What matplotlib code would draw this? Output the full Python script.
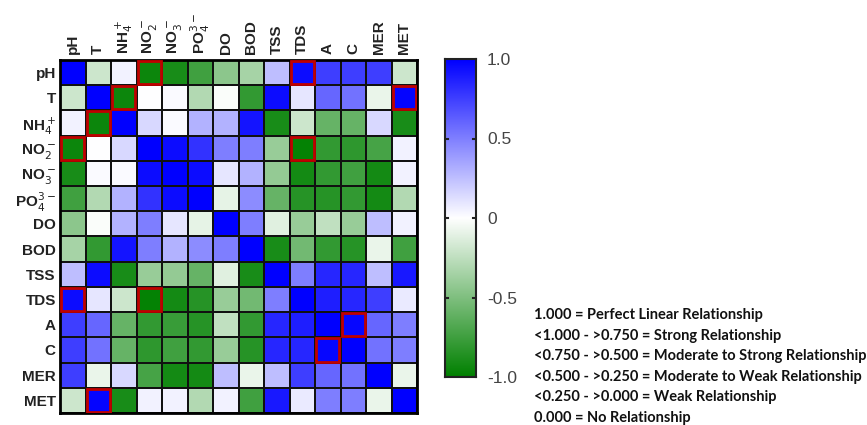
import numpy as np
import matplotlib
matplotlib.use("Agg")
import matplotlib.pyplot as plt
from matplotlib.colors import LinearSegmentedColormap
from matplotlib.patches import Rectangle

labels = ["pH", "T", "NH$_4^+$", "NO$_2^-$", "NO$_3^-$", "PO$_4^{3-}$", "DO", "BOD",
          "TSS", "TDS", "A", "C", "MER", "MET"]

r_pH  = [1.00, -0.20, 0.05, -0.95, -0.90, -0.75, -0.45, -0.35, 0.25, 0.95, 0.75, 0.75, 0.75, -0.20]
r_T   = [-0.20, 1.00, -0.95, 0.00, 0.02, -0.30, -0.02, -0.80, 0.95, 0.10, 0.60, 0.55, -0.08, 0.98]
r_NH4 = [0.05, -0.95, 1.00, 0.15, 0.02, 0.30, 0.30, 0.92, -0.90, -0.20, -0.60, -0.60, 0.15, -0.90]
r_NO2 = [-0.95, 0.00, 0.15, 1.00, 0.95, 0.80, 0.50, 0.50, -0.40, -0.98, -0.80, -0.82, -0.72, 0.05]
r_NO3 = [-0.90, 0.02, 0.02, 0.95, 1.00, 0.95, 0.10, 0.30, -0.42, -0.92, -0.80, -0.75, -0.92, 0.05]
r_PO4 = [-0.75, -0.30, 0.30, 0.80, 0.95, 1.00, -0.10, 0.45, -0.60, -0.85, -0.85, -0.80, -0.92, -0.30]
r_DO  = [-0.45, -0.02, 0.30, 0.50, 0.10, -0.10, 1.00, 0.50, -0.12, -0.40, -0.25, -0.40, 0.25, 0.05]
r_BOD = [-0.35, -0.80, 0.92, 0.50, 0.30, 0.45, 0.50, 1.00, -0.90, -0.55, -0.80, -0.85, -0.08, -0.75]
r_TSS = [0.25, 0.95, -0.90, -0.40, -0.42, -0.60, -0.12, -0.90, 1.00, 0.50, 0.85, 0.85, 0.25, 0.90]
r_TDS = [0.95, 0.10, -0.20, -0.98, -0.92, -0.85, -0.40, -0.55, 0.50, 1.00, 0.88, 0.85, 0.75, 0.08]
r_A   = [0.75, 0.60, -0.60, -0.80, -0.78, -0.85, -0.25, -0.80, 0.85, 0.88, 1.00, 0.97, 0.60, 0.50]
r_C   = [0.75, 0.55, -0.60, -0.82, -0.75, -0.80, -0.40, -0.85, 0.85, 0.85, 0.97, 1.00, 0.55, 0.50]
r_MER = [0.75, -0.08, 0.15, -0.72, -0.92, -0.92, 0.25, -0.08, 0.25, 0.75, 0.60, 0.55, 1.00, -0.08]
r_MET = [-0.20, 0.98, -0.90, 0.05, 0.05, -0.30, 0.05, -0.75, 0.90, 0.08, 0.50, 0.50, -0.08, 1.00]

# highlighted cells (row, col)
highlight = [(0, 3), (0, 9), (1, 2), (1, 13), (2, 1), (3, 0), (3, 9),
             (9, 0), (9, 3), (10, 11), (11, 10), (13, 1)]

legend_lines = ["1.000 = Perfect Linear Relationship",
                "<1.000 - >0.750 = Strong Relationship",
                "<0.750 - >0.500 = Moderate to Strong Relationship",
                "<0.500 - >0.250 = Moderate to Weak Relationship",
                "<0.250 - >0.000 = Weak Relationship",
                "0.000 = No Relationship"]

M = np.array([r_pH, r_T, r_NH4, r_NO2, r_NO3, r_PO4, r_DO, r_BOD,
              r_TSS, r_TDS, r_A, r_C, r_MER, r_MET])
n = len(labels)

cmap = LinearSegmentedColormap.from_list("gwb", [(0.0, "#008000"), (0.5, "#ffffff"), (1.0, "#0000ff")])

plt.rcParams['font.family'] = ['Liberation Sans', 'DejaVu Sans']
fig = plt.figure(figsize=(8.67, 4.25), dpi=100)
ax = fig.add_axes([60/867, 1-413/425, 357/867, 353/425])
mesh = ax.pcolormesh(np.arange(n+1), np.arange(n+1), M, cmap=cmap, vmin=-1, vmax=1,
                     edgecolors="#111111", linewidth=1.2)
ax.set_xlim(0, n)
ax.set_ylim(n, 0)
for (r, c) in highlight:
    ax.add_patch(Rectangle((c+0.04, r+0.04), 0.92, 0.92, fill=False, edgecolor="#c00000", lw=2.0, zorder=5))
ax.set_xticks(np.arange(n)+0.5)
ax.set_yticks(np.arange(n)+0.5)
ax.set_xticklabels(labels, rotation=90, fontsize=11, fontweight="bold", color="#222222")
ax.set_yticklabels(labels, fontsize=11, fontweight="bold", color="#222222")
ax.xaxis.tick_top()
ax.tick_params(axis="x", length=0, pad=4)
ax.tick_params(axis="y", length=0, pad=3)
for s in ax.spines.values():
    s.set_linewidth(2)
    s.set_color("black")

cax = fig.add_axes([445/867, 1-377/425, 31/867, 318/425])
grad = np.linspace(-1, 1, 256).reshape(-1, 1)
cax.imshow(grad, aspect="auto", cmap=cmap, vmin=-1, vmax=1, origin="lower", extent=[0, 1, -1, 1])
cax.set_xticks([])
cax.yaxis.tick_right()
cax.set_yticks([-1, -0.5, 0, 0.5, 1])
cax.set_yticklabels(["-1.0", "-0.5", "0", "0.5", "1.0"], fontsize=12.5, color="#444444")
cax.tick_params(axis="y", length=0, pad=8)
for yv in [-0.5, 0, 0.5]:
    cax.plot([0, 0.1], [yv, yv], color="#222222", lw=1.5)
    cax.plot([0.9, 1], [yv, yv], color="#222222", lw=1.5)
for s in cax.spines.values():
    s.set_linewidth(1.5)
    s.set_color("#222222")

y0 = 315
for i, t in enumerate(legend_lines):
    fig.text(534/867, 1-(y0 + i*20.6)/425, t, fontsize=10.5, fontweight="bold",
             family=["Lato", "DejaVu Sans"], va="center", ha="left", color="#111111")

fig.savefig("out.png", dpi=100)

+ + + + +

Aim
Please extract exactly the lines of the data, from the first through the line containing "from matplotlib.patches import Rectangle", and add no pictures to the copy.

Reply to the task
What matplotlib code would draw this? Output the full Python script.
import numpy as np
import matplotlib
matplotlib.use("Agg")
import matplotlib.pyplot as plt
from matplotlib.colors import LinearSegmentedColormap
from matplotlib.patches import Rectangle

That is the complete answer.